*Source data*:
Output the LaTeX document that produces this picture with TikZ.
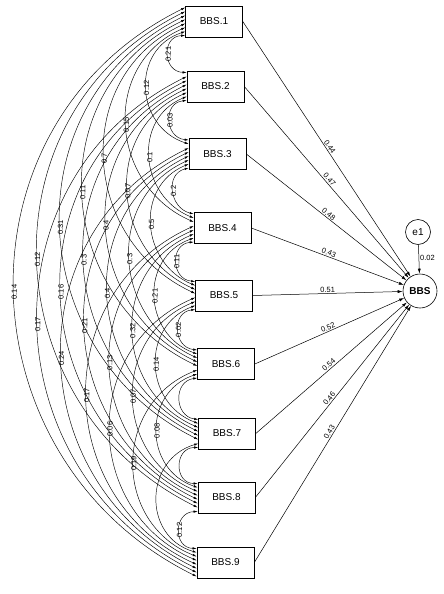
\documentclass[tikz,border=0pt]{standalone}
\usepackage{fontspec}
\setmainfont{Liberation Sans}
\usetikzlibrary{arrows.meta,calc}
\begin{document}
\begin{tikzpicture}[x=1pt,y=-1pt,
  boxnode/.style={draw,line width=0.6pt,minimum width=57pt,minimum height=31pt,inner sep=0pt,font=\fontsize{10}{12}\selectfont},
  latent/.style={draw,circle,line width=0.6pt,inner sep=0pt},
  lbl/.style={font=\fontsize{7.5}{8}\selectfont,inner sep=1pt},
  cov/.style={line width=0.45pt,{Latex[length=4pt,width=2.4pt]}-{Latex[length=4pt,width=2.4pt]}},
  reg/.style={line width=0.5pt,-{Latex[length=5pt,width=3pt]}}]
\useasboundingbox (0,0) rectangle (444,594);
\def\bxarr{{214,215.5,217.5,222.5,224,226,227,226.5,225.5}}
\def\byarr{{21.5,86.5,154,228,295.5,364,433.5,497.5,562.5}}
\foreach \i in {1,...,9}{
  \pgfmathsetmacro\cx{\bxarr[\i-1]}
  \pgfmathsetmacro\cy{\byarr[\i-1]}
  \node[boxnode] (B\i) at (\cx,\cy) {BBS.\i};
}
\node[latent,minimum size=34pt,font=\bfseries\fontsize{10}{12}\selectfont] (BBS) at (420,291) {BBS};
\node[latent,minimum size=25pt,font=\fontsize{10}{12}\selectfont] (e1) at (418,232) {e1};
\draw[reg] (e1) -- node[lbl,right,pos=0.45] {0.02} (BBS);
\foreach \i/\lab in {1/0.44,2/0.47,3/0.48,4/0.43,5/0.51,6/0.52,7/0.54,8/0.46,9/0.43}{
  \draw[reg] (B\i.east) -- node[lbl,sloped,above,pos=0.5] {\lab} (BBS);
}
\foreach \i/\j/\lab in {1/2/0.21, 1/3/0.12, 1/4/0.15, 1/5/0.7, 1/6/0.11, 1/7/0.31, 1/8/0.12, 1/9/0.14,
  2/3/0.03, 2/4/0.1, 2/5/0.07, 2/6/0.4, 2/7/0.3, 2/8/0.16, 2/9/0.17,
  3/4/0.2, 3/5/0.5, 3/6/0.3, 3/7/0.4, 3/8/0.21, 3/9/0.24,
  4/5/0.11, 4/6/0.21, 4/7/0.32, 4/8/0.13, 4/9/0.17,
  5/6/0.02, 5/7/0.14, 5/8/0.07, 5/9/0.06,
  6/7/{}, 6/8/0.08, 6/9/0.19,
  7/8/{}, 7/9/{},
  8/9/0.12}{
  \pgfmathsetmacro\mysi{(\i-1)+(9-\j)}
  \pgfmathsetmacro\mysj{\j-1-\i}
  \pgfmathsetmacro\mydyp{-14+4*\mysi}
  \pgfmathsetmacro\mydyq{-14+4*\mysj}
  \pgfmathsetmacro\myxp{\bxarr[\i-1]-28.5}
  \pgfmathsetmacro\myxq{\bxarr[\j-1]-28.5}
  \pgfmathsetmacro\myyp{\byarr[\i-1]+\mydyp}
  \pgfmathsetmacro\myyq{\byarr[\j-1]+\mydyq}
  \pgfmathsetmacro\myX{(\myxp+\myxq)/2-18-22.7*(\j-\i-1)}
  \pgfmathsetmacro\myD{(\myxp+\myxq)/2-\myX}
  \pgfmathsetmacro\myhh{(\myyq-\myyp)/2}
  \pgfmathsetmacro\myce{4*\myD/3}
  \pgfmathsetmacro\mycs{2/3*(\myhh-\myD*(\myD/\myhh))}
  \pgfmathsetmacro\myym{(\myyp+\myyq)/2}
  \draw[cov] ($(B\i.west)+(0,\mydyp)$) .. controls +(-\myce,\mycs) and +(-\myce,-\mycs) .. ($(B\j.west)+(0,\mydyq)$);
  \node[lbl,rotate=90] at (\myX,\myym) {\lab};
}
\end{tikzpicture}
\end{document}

*Stated problem*:
Reproduce the listing exactly. Leave its pictures out.

*Result*:
Output the LaTeX document that produces this picture with TikZ.
\documentclass[tikz,border=0pt]{standalone}
\usepackage{fontspec}
\setmainfont{Liberation Sans}
\usetikzlibrary{arrows.meta,calc}
\begin{document}
\begin{tikzpicture}[x=1pt,y=-1pt,
  boxnode/.style={draw,line width=0.6pt,minimum width=57pt,minimum height=31pt,inner sep=0pt,font=\fontsize{10}{12}\selectfont},
  latent/.style={draw,circle,line width=0.6pt,inner sep=0pt},
  lbl/.style={font=\fontsize{7.5}{8}\selectfont,inner sep=1pt},
  cov/.style={line width=0.45pt,{Latex[length=4pt,width=2.4pt]}-{Latex[length=4pt,width=2.4pt]}},
  reg/.style={line width=0.5pt,-{Latex[length=5pt,width=3pt]}}]
\useasboundingbox (0,0) rectangle (444,594);
\def\bxarr{{214,215.5,217.5,222.5,224,226,227,226.5,225.5}}
\def\byarr{{21.5,86.5,154,228,295.5,364,433.5,497.5,562.5}}
\foreach \i in {1,...,9}{
  \pgfmathsetmacro\cx{\bxarr[\i-1]}
  \pgfmathsetmacro\cy{\byarr[\i-1]}
  \node[boxnode] (B\i) at (\cx,\cy) {BBS.\i};
}
\node[latent,minimum size=34pt,font=\bfseries\fontsize{10}{12}\selectfont] (BBS) at (420,291) {BBS};
\node[latent,minimum size=25pt,font=\fontsize{10}{12}\selectfont] (e1) at (418,232) {e1};
\draw[reg] (e1) -- node[lbl,right,pos=0.45] {0.02} (BBS);
\foreach \i/\lab in {1/0.44,2/0.47,3/0.48,4/0.43,5/0.51,6/0.52,7/0.54,8/0.46,9/0.43}{
  \draw[reg] (B\i.east) -- node[lbl,sloped,above,pos=0.5] {\lab} (BBS);
}
\foreach \i/\j/\lab in {1/2/0.21, 1/3/0.12, 1/4/0.15, 1/5/0.7, 1/6/0.11, 1/7/0.31, 1/8/0.12, 1/9/0.14,
  2/3/0.03, 2/4/0.1, 2/5/0.07, 2/6/0.4, 2/7/0.3, 2/8/0.16, 2/9/0.17,
  3/4/0.2, 3/5/0.5, 3/6/0.3, 3/7/0.4, 3/8/0.21, 3/9/0.24,
  4/5/0.11, 4/6/0.21, 4/7/0.32, 4/8/0.13, 4/9/0.17,
  5/6/0.02, 5/7/0.14, 5/8/0.07, 5/9/0.06,
  6/7/{}, 6/8/0.08, 6/9/0.19,
  7/8/{}, 7/9/{},
  8/9/0.12}{
  \pgfmathsetmacro\mysi{(\i-1)+(9-\j)}
  \pgfmathsetmacro\mysj{\j-1-\i}
  \pgfmathsetmacro\mydyp{-14+4*\mysi}
  \pgfmathsetmacro\mydyq{-14+4*\mysj}
  \pgfmathsetmacro\myxp{\bxarr[\i-1]-28.5}
  \pgfmathsetmacro\myxq{\bxarr[\j-1]-28.5}
  \pgfmathsetmacro\myyp{\byarr[\i-1]+\mydyp}
  \pgfmathsetmacro\myyq{\byarr[\j-1]+\mydyq}
  \pgfmathsetmacro\myX{(\myxp+\myxq)/2-18-22.7*(\j-\i-1)}
  \pgfmathsetmacro\myD{(\myxp+\myxq)/2-\myX}
  \pgfmathsetmacro\myhh{(\myyq-\myyp)/2}
  \pgfmathsetmacro\myce{4*\myD/3}
  \pgfmathsetmacro\mycs{2/3*(\myhh-\myD*(\myD/\myhh))}
  \pgfmathsetmacro\myym{(\myyp+\myyq)/2}
  \draw[cov] ($(B\i.west)+(0,\mydyp)$) .. controls +(-\myce,\mycs) and +(-\myce,-\mycs) .. ($(B\j.west)+(0,\mydyq)$);
  \node[lbl,rotate=90] at (\myX,\myym) {\lab};
}
\end{tikzpicture}
\end{document}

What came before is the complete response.